§ Do this: Reproduce every line of the material below, but drop the pictures.

§ Given information:

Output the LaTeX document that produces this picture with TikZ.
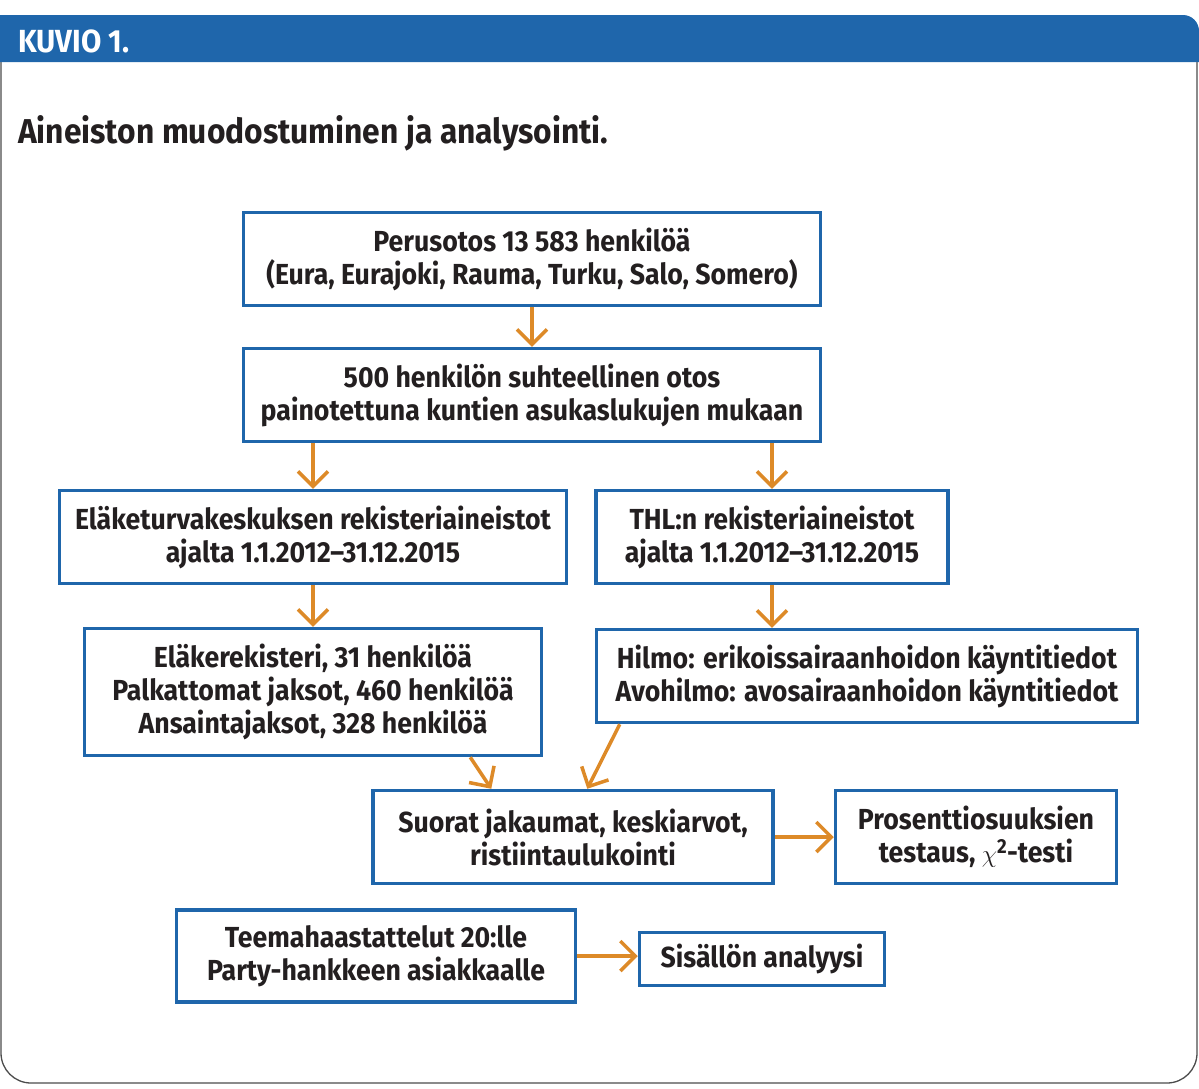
\documentclass[tikz,border=0pt]{standalone}
\usepackage{fontspec}
\setmainfont{Fira Sans}[FakeStretch=0.92]
\usepackage{tikz}
\usetikzlibrary{arrows.meta}
\definecolor{kuvioblue}{RGB}{31,102,171}
\definecolor{arroworange}{RGB}{221,138,40}
\definecolor{inkgray}{RGB}{35,31,32}

\begin{document}
\begin{tikzpicture}[x=1pt, y=-1pt,
  box/.style={draw=kuvioblue, line width=3.5pt, fill=white, align=center,
    inner sep=0pt, text=inkgray, font=\fontsize{29}{33}\selectfont\bfseries},
  flow/.style={draw=arroworange, line width=3.5pt,
    -{Straight Barb[length=15pt,width=30pt]}}]
  \useasboundingbox (0,0) rectangle (1199,1088);
  % frame and header
  \draw[gray!60!black, line width=1.3pt] (1,62) [rounded corners=30pt] -- (1,1083) -- (1197,1083) [sharp corners] -- (1197,62);
  \fill[kuvioblue] (0,62) -- (0,15) [rounded corners=16pt] -- (1199,15) [sharp corners] -- (1199,62) -- cycle;
  \node[anchor=base west, inner sep=0pt, text=white, font=\fontsize{32}{32}\selectfont\bfseries] (KV) at (18,52) {KUVIO 1.};
  \node[anchor=base west, inner sep=0pt, text=inkgray, font=\fontsize{34.5}{35}\selectfont\bfseries] (TT) at (18,143) {Aineiston muodostuminen ja analysointi.};
  % boxes
  \node[box, minimum width=577pt, minimum height=93pt] (T) at (532,259) {Perusotos 13 583 henkilöä\\(Eura, Eurajoki, Rauma, Turku, Salo, Somero)};
  \node[box, minimum width=577pt, minimum height=93pt] (MT) at (532,395) {500 henkilön suhteellinen otos\\painotettuna kuntien asukaslukujen mukaan};
  \node[box, minimum width=507pt, minimum height=93pt] (LM) at (313,537) {Eläketurvakeskuksen rekisteriaineistot\\ajalta 1.1.2012–31.12.2015};
  \node[box, minimum width=352pt, minimum height=93pt] (RM) at (772,537) {THL:n rekisteriaineistot\\ajalta 1.1.2012–31.12.2015};
  \node[box, minimum width=457pt, minimum height=127pt] (LB) at (313,692) {Eläkerekisteri, 31 henkilöä\\Palkattomat jaksot, 460 henkilöä\\Ansaintajaksot, 328 henkilöä};
  \node[box, minimum width=541pt, minimum height=93pt] (RB) at (867,676) {Hilmo: erikoissairaanhoidon käyntitiedot\\Avohilmo: avosairaanhoidon käyntitiedot};
  \node[box, minimum width=400pt, minimum height=93pt] (C) at (573,837) {Suorat jakaumat, keskiarvot,\\ristiintaulukointi};
  \node[box, minimum width=281pt, minimum height=93pt] (CR) at (976,837) {Prosenttiosuuksien\\testaus, $\chi$\textsuperscript{2}-testi};
  \node[box, minimum width=399pt, minimum height=92pt] (BL) at (376,956) {Teemahaastattelut 20:lle\\Party-hankkeen asiakkaalle};
  \node[box, minimum width=245pt, minimum height=53pt] (BR) at (762,959) {Sisällön analyysi};
  % arrows
  \draw[flow] (T) -- (MT);
  \draw[flow] (MT.south -| LM.north) -- (LM);
  \draw[flow] (MT.south -| RM.north) -- (RM);
  \draw[flow] (LM) -- (LB);
  \draw[flow] (RM.south) -- (RM.south |- RB.north);
  \draw[flow] ([xshift=-73pt]LB.south east) -- ([xshift=120pt]C.north west);
  \draw[flow] ([xshift=25pt]RB.south west) -- ([xshift=216pt]C.north west);
  \draw[flow] (C) -- (CR);
  \draw[flow] (BL) -- (BR.west |- BL.east);
\end{tikzpicture}
\end{document}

§ Solved exercise:
Output the LaTeX document that produces this picture with TikZ.
\documentclass[tikz,border=0pt]{standalone}
\usepackage{fontspec}
\setmainfont{Fira Sans}[FakeStretch=0.92]
\usepackage{tikz}
\usetikzlibrary{arrows.meta}
\definecolor{kuvioblue}{RGB}{31,102,171}
\definecolor{arroworange}{RGB}{221,138,40}
\definecolor{inkgray}{RGB}{35,31,32}

\begin{document}
\begin{tikzpicture}[x=1pt, y=-1pt,
  box/.style={draw=kuvioblue, line width=3.5pt, fill=white, align=center,
    inner sep=0pt, text=inkgray, font=\fontsize{29}{33}\selectfont\bfseries},
  flow/.style={draw=arroworange, line width=3.5pt,
    -{Straight Barb[length=15pt,width=30pt]}}]
  \useasboundingbox (0,0) rectangle (1199,1088);
  % frame and header
  \draw[gray!60!black, line width=1.3pt] (1,62) [rounded corners=30pt] -- (1,1083) -- (1197,1083) [sharp corners] -- (1197,62);
  \fill[kuvioblue] (0,62) -- (0,15) [rounded corners=16pt] -- (1199,15) [sharp corners] -- (1199,62) -- cycle;
  \node[anchor=base west, inner sep=0pt, text=white, font=\fontsize{32}{32}\selectfont\bfseries] (KV) at (18,52) {KUVIO 1.};
  \node[anchor=base west, inner sep=0pt, text=inkgray, font=\fontsize{34.5}{35}\selectfont\bfseries] (TT) at (18,143) {Aineiston muodostuminen ja analysointi.};
  % boxes
  \node[box, minimum width=577pt, minimum height=93pt] (T) at (532,259) {Perusotos 13 583 henkilöä\\(Eura, Eurajoki, Rauma, Turku, Salo, Somero)};
  \node[box, minimum width=577pt, minimum height=93pt] (MT) at (532,395) {500 henkilön suhteellinen otos\\painotettuna kuntien asukaslukujen mukaan};
  \node[box, minimum width=507pt, minimum height=93pt] (LM) at (313,537) {Eläketurvakeskuksen rekisteriaineistot\\ajalta 1.1.2012–31.12.2015};
  \node[box, minimum width=352pt, minimum height=93pt] (RM) at (772,537) {THL:n rekisteriaineistot\\ajalta 1.1.2012–31.12.2015};
  \node[box, minimum width=457pt, minimum height=127pt] (LB) at (313,692) {Eläkerekisteri, 31 henkilöä\\Palkattomat jaksot, 460 henkilöä\\Ansaintajaksot, 328 henkilöä};
  \node[box, minimum width=541pt, minimum height=93pt] (RB) at (867,676) {Hilmo: erikoissairaanhoidon käyntitiedot\\Avohilmo: avosairaanhoidon käyntitiedot};
  \node[box, minimum width=400pt, minimum height=93pt] (C) at (573,837) {Suorat jakaumat, keskiarvot,\\ristiintaulukointi};
  \node[box, minimum width=281pt, minimum height=93pt] (CR) at (976,837) {Prosenttiosuuksien\\testaus, $\chi$\textsuperscript{2}-testi};
  \node[box, minimum width=399pt, minimum height=92pt] (BL) at (376,956) {Teemahaastattelut 20:lle\\Party-hankkeen asiakkaalle};
  \node[box, minimum width=245pt, minimum height=53pt] (BR) at (762,959) {Sisällön analyysi};
  % arrows
  \draw[flow] (T) -- (MT);
  \draw[flow] (MT.south -| LM.north) -- (LM);
  \draw[flow] (MT.south -| RM.north) -- (RM);
  \draw[flow] (LM) -- (LB);
  \draw[flow] (RM.south) -- (RM.south |- RB.north);
  \draw[flow] ([xshift=-73pt]LB.south east) -- ([xshift=120pt]C.north west);
  \draw[flow] ([xshift=25pt]RB.south west) -- ([xshift=216pt]C.north west);
  \draw[flow] (C) -- (CR);
  \draw[flow] (BL) -- (BR.west |- BL.east);
\end{tikzpicture}
\end{document}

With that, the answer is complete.